Material provided:
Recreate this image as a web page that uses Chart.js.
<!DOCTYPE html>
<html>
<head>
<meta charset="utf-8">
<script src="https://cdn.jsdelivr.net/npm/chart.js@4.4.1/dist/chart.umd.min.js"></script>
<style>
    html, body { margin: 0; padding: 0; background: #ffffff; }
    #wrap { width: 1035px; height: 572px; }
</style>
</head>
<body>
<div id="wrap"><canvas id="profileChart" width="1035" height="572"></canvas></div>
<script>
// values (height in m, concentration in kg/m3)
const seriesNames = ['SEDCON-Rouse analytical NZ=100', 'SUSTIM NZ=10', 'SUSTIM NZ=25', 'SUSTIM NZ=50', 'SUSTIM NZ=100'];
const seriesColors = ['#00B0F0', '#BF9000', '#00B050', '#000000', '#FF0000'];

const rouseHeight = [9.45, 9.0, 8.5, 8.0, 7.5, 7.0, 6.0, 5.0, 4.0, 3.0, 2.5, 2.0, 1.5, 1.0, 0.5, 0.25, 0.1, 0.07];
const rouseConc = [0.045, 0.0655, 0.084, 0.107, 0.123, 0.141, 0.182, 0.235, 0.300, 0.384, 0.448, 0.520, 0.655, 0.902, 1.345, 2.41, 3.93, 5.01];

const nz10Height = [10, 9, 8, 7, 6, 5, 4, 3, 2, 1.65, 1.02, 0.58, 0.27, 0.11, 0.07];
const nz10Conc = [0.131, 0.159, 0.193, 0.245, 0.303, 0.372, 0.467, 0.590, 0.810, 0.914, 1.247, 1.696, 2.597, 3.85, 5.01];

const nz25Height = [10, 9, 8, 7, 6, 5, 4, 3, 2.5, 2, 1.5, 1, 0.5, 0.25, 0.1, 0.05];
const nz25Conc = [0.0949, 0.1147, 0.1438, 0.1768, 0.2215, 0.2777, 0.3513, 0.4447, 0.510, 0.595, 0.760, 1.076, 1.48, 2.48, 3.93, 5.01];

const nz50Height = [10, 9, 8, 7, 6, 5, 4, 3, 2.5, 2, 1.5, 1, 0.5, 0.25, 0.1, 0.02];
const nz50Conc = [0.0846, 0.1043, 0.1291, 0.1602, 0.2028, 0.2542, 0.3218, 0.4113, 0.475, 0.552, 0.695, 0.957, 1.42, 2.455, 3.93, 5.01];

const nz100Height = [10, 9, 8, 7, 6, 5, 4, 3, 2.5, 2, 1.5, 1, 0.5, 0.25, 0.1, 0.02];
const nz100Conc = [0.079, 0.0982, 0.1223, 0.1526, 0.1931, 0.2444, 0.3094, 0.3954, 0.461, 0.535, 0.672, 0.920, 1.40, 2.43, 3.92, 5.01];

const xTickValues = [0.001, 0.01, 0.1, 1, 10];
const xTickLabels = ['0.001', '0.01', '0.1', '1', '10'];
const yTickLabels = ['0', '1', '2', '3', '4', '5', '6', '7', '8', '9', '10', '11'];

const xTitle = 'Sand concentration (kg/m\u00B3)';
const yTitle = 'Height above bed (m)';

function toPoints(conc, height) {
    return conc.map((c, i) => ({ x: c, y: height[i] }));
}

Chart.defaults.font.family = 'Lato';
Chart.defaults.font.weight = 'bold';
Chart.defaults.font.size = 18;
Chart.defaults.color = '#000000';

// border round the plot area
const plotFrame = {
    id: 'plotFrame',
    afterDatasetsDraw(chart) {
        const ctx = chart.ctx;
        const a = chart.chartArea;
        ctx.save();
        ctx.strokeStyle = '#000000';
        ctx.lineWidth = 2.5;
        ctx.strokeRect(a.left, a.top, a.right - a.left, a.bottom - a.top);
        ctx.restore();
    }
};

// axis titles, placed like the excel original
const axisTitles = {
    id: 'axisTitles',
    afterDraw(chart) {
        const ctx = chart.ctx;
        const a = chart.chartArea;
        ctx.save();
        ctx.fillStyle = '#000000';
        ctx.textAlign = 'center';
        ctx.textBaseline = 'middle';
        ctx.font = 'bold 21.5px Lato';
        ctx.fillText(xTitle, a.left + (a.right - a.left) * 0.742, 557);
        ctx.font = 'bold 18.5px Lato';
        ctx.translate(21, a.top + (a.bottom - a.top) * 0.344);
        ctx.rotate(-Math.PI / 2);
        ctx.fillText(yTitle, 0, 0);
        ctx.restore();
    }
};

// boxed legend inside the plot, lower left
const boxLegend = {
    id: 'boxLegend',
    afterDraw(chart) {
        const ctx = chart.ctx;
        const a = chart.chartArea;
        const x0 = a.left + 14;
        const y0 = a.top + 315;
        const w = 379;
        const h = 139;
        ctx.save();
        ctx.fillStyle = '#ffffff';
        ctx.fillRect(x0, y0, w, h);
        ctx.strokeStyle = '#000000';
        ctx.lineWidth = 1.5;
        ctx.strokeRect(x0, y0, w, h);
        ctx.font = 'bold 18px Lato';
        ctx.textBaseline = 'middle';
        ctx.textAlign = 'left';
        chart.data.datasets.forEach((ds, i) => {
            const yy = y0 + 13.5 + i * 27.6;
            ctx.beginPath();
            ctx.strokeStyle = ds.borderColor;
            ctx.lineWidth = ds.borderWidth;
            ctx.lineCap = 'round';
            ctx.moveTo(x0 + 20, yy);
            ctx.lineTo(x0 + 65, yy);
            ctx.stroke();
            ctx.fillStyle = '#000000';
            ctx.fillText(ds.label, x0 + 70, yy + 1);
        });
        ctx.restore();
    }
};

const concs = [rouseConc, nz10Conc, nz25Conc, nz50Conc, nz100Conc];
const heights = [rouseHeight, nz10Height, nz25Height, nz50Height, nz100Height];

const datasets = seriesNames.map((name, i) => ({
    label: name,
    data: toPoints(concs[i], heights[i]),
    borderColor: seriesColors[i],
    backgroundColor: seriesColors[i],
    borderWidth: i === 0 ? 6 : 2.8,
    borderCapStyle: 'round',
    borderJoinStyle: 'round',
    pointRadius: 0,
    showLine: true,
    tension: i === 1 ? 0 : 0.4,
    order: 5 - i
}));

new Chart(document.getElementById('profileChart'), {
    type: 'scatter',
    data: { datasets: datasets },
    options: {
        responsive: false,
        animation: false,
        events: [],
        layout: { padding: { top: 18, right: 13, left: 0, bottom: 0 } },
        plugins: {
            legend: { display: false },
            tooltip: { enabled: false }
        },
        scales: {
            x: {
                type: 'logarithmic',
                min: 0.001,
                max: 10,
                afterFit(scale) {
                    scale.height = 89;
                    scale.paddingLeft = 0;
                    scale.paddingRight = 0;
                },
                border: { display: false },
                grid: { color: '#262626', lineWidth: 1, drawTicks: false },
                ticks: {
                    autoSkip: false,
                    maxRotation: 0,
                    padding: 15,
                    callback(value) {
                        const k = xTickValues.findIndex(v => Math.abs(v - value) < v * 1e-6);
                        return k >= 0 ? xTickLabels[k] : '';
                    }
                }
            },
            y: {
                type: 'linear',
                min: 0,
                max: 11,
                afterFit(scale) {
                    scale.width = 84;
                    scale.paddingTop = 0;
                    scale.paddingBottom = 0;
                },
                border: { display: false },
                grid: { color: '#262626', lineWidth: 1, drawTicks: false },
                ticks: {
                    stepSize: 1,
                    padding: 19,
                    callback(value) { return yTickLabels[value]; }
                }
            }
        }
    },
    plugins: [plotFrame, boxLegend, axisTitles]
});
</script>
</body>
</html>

What you will do: Word for word, write out all of the data above.

Output for this exercise:
Recreate this image as a web page that uses Chart.js.
<!DOCTYPE html>
<html>
<head>
<meta charset="utf-8">
<script src="https://cdn.jsdelivr.net/npm/chart.js@4.4.1/dist/chart.umd.min.js"></script>
<style>
    html, body { margin: 0; padding: 0; background: #ffffff; }
    #wrap { width: 1035px; height: 572px; }
</style>
</head>
<body>
<div id="wrap"><canvas id="profileChart" width="1035" height="572"></canvas></div>
<script>
// values (height in m, concentration in kg/m3)
const seriesNames = ['SEDCON-Rouse analytical NZ=100', 'SUSTIM NZ=10', 'SUSTIM NZ=25', 'SUSTIM NZ=50', 'SUSTIM NZ=100'];
const seriesColors = ['#00B0F0', '#BF9000', '#00B050', '#000000', '#FF0000'];

const rouseHeight = [9.45, 9.0, 8.5, 8.0, 7.5, 7.0, 6.0, 5.0, 4.0, 3.0, 2.5, 2.0, 1.5, 1.0, 0.5, 0.25, 0.1, 0.07];
const rouseConc = [0.045, 0.0655, 0.084, 0.107, 0.123, 0.141, 0.182, 0.235, 0.300, 0.384, 0.448, 0.520, 0.655, 0.902, 1.345, 2.41, 3.93, 5.01];

const nz10Height = [10, 9, 8, 7, 6, 5, 4, 3, 2, 1.65, 1.02, 0.58, 0.27, 0.11, 0.07];
const nz10Conc = [0.131, 0.159, 0.193, 0.245, 0.303, 0.372, 0.467, 0.590, 0.810, 0.914, 1.247, 1.696, 2.597, 3.85, 5.01];

const nz25Height = [10, 9, 8, 7, 6, 5, 4, 3, 2.5, 2, 1.5, 1, 0.5, 0.25, 0.1, 0.05];
const nz25Conc = [0.0949, 0.1147, 0.1438, 0.1768, 0.2215, 0.2777, 0.3513, 0.4447, 0.510, 0.595, 0.760, 1.076, 1.48, 2.48, 3.93, 5.01];

const nz50Height = [10, 9, 8, 7, 6, 5, 4, 3, 2.5, 2, 1.5, 1, 0.5, 0.25, 0.1, 0.02];
const nz50Conc = [0.0846, 0.1043, 0.1291, 0.1602, 0.2028, 0.2542, 0.3218, 0.4113, 0.475, 0.552, 0.695, 0.957, 1.42, 2.455, 3.93, 5.01];

const nz100Height = [10, 9, 8, 7, 6, 5, 4, 3, 2.5, 2, 1.5, 1, 0.5, 0.25, 0.1, 0.02];
const nz100Conc = [0.079, 0.0982, 0.1223, 0.1526, 0.1931, 0.2444, 0.3094, 0.3954, 0.461, 0.535, 0.672, 0.920, 1.40, 2.43, 3.92, 5.01];

const xTickValues = [0.001, 0.01, 0.1, 1, 10];
const xTickLabels = ['0.001', '0.01', '0.1', '1', '10'];
const yTickLabels = ['0', '1', '2', '3', '4', '5', '6', '7', '8', '9', '10', '11'];

const xTitle = 'Sand concentration (kg/m\u00B3)';
const yTitle = 'Height above bed (m)';

function toPoints(conc, height) {
    return conc.map((c, i) => ({ x: c, y: height[i] }));
}

Chart.defaults.font.family = 'Lato';
Chart.defaults.font.weight = 'bold';
Chart.defaults.font.size = 18;
Chart.defaults.color = '#000000';

// border round the plot area
const plotFrame = {
    id: 'plotFrame',
    afterDatasetsDraw(chart) {
        const ctx = chart.ctx;
        const a = chart.chartArea;
        ctx.save();
        ctx.strokeStyle = '#000000';
        ctx.lineWidth = 2.5;
        ctx.strokeRect(a.left, a.top, a.right - a.left, a.bottom - a.top);
        ctx.restore();
    }
};

// axis titles, placed like the excel original
const axisTitles = {
    id: 'axisTitles',
    afterDraw(chart) {
        const ctx = chart.ctx;
        const a = chart.chartArea;
        ctx.save();
        ctx.fillStyle = '#000000';
        ctx.textAlign = 'center';
        ctx.textBaseline = 'middle';
        ctx.font = 'bold 21.5px Lato';
        ctx.fillText(xTitle, a.left + (a.right - a.left) * 0.742, 557);
        ctx.font = 'bold 18.5px Lato';
        ctx.translate(21, a.top + (a.bottom - a.top) * 0.344);
        ctx.rotate(-Math.PI / 2);
        ctx.fillText(yTitle, 0, 0);
        ctx.restore();
    }
};

// boxed legend inside the plot, lower left
const boxLegend = {
    id: 'boxLegend',
    afterDraw(chart) {
        const ctx = chart.ctx;
        const a = chart.chartArea;
        const x0 = a.left + 14;
        const y0 = a.top + 315;
        const w = 379;
        const h = 139;
        ctx.save();
        ctx.fillStyle = '#ffffff';
        ctx.fillRect(x0, y0, w, h);
        ctx.strokeStyle = '#000000';
        ctx.lineWidth = 1.5;
        ctx.strokeRect(x0, y0, w, h);
        ctx.font = 'bold 18px Lato';
        ctx.textBaseline = 'middle';
        ctx.textAlign = 'left';
        chart.data.datasets.forEach((ds, i) => {
            const yy = y0 + 13.5 + i * 27.6;
            ctx.beginPath();
            ctx.strokeStyle = ds.borderColor;
            ctx.lineWidth = ds.borderWidth;
            ctx.lineCap = 'round';
            ctx.moveTo(x0 + 20, yy);
            ctx.lineTo(x0 + 65, yy);
            ctx.stroke();
            ctx.fillStyle = '#000000';
            ctx.fillText(ds.label, x0 + 70, yy + 1);
        });
        ctx.restore();
    }
};

const concs = [rouseConc, nz10Conc, nz25Conc, nz50Conc, nz100Conc];
const heights = [rouseHeight, nz10Height, nz25Height, nz50Height, nz100Height];

const datasets = seriesNames.map((name, i) => ({
    label: name,
    data: toPoints(concs[i], heights[i]),
    borderColor: seriesColors[i],
    backgroundColor: seriesColors[i],
    borderWidth: i === 0 ? 6 : 2.8,
    borderCapStyle: 'round',
    borderJoinStyle: 'round',
    pointRadius: 0,
    showLine: true,
    tension: i === 1 ? 0 : 0.4,
    order: 5 - i
}));

new Chart(document.getElementById('profileChart'), {
    type: 'scatter',
    data: { datasets: datasets },
    options: {
        responsive: false,
        animation: false,
        events: [],
        layout: { padding: { top: 18, right: 13, left: 0, bottom: 0 } },
        plugins: {
            legend: { display: false },
            tooltip: { enabled: false }
        },
        scales: {
            x: {
                type: 'logarithmic',
                min: 0.001,
                max: 10,
                afterFit(scale) {
                    scale.height = 89;
                    scale.paddingLeft = 0;
                    scale.paddingRight = 0;
                },
                border: { display: false },
                grid: { color: '#262626', lineWidth: 1, drawTicks: false },
                ticks: {
                    autoSkip: false,
                    maxRotation: 0,
                    padding: 15,
                    callback(value) {
                        const k = xTickValues.findIndex(v => Math.abs(v - value) < v * 1e-6);
                        return k >= 0 ? xTickLabels[k] : '';
                    }
                }
            },
            y: {
                type: 'linear',
                min: 0,
                max: 11,
                afterFit(scale) {
                    scale.width = 84;
                    scale.paddingTop = 0;
                    scale.paddingBottom = 0;
                },
                border: { display: false },
                grid: { color: '#262626', lineWidth: 1, drawTicks: false },
                ticks: {
                    stepSize: 1,
                    padding: 19,
                    callback(value) { return yTickLabels[value]; }
                }
            }
        }
    },
    plugins: [plotFrame, boxLegend, axisTitles]
});
</script>
</body>
</html>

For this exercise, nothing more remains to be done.